We want our day on earth perpetuated by a firm program which will permit us to retain a land base sufficient to enable economic stability. We want retention of all our rights. Indian thinking and expression has been suppressed too long. If we are to progress we must be accorded the privilege of helping to plan our own destiny. We have relentlessly asked for a sound development of our reservations and also for provisions to secure more education, vocational and professional training for our young people so that those who cannot be absorbed into reservation industries can find a place in some field of endeavor at the urban centers.

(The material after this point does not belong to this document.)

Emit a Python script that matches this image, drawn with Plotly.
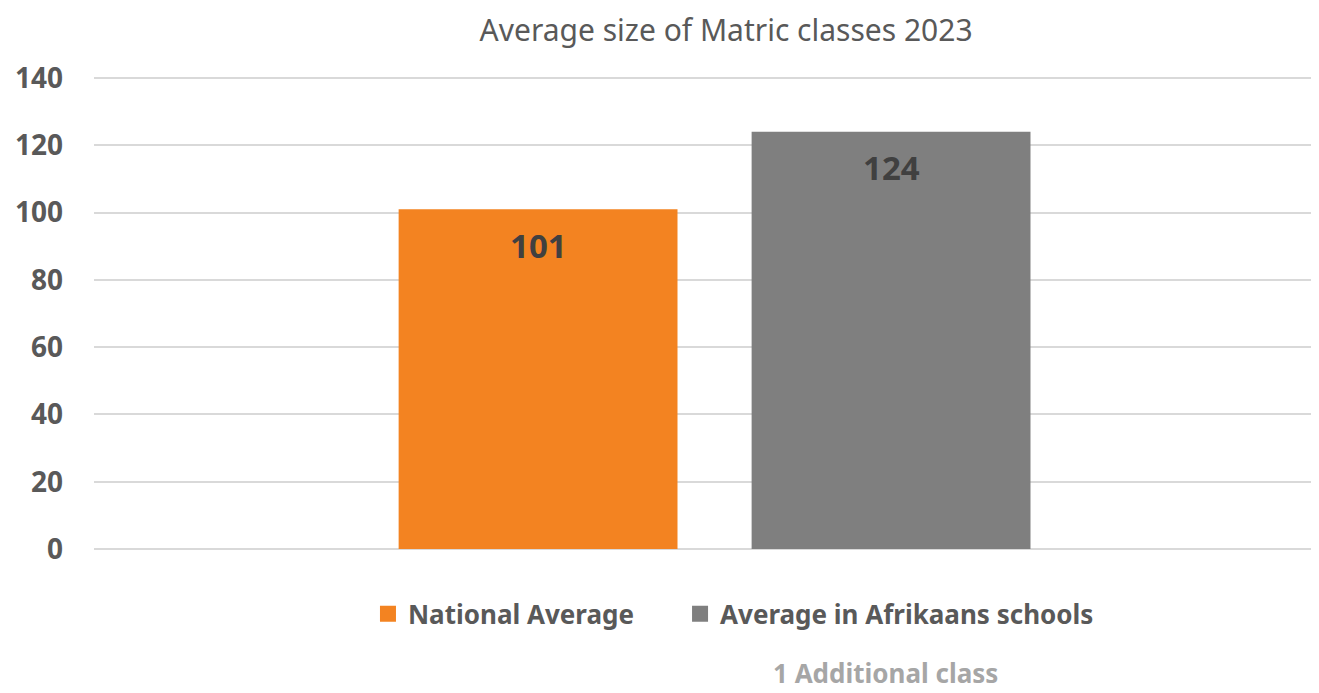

Our problems are going to be difficult to solve if we must rely on non-Indian thinking entirely. There must be Indian participation if we are to get anything progressive. The word "Indians" must cease to be a mere bookkeeping term, or something that is discussed in euphemistic paper reports filtering back to the Indian Bureau in Washington. In the future we must be more realistic in our planning. Most important, it is our wish that all segments of Indianhood will embrace and subscribe to the praise-worthy work of the National Congress of American Indians.

JUSTICE JOHNSON: Way back in the early history our forefathers, according to Will Rogers, met the Mayflower and extended greetings, and welcomed the pale face pilgrims to the shore. In that spirit we have been welcomed in the City of Bellingham. In that same spirit the people of this fine city have received us and have extended to us every courtesy. I have the honor of presenting to you this afternoon the Mayor of this great city, the Honorable Jack Mulhern.

MAYOR MULHERN: Honorable Chairman, Members of the National Congress of American Indians and Guests:

Since taking Office as the Mayor of Bellingham in June, it has been my pleasure to welcome to our City, many other organizations gathered in convention. Most of those organizations were all well known to me, I had some background of their activities and understood their objectives. Speaking very frankly, the invitation to welcome your group was received with great anticipation as this was the first I knew there was such an organization in existence.

Consequently, considering the nature of your organization representing the true Americans, I have looked forward with a great deal of pleasure to appearing before your group. I hopes to talk to some of your officers and members to get an education as to the objectives and background of your National Congress of American Indians.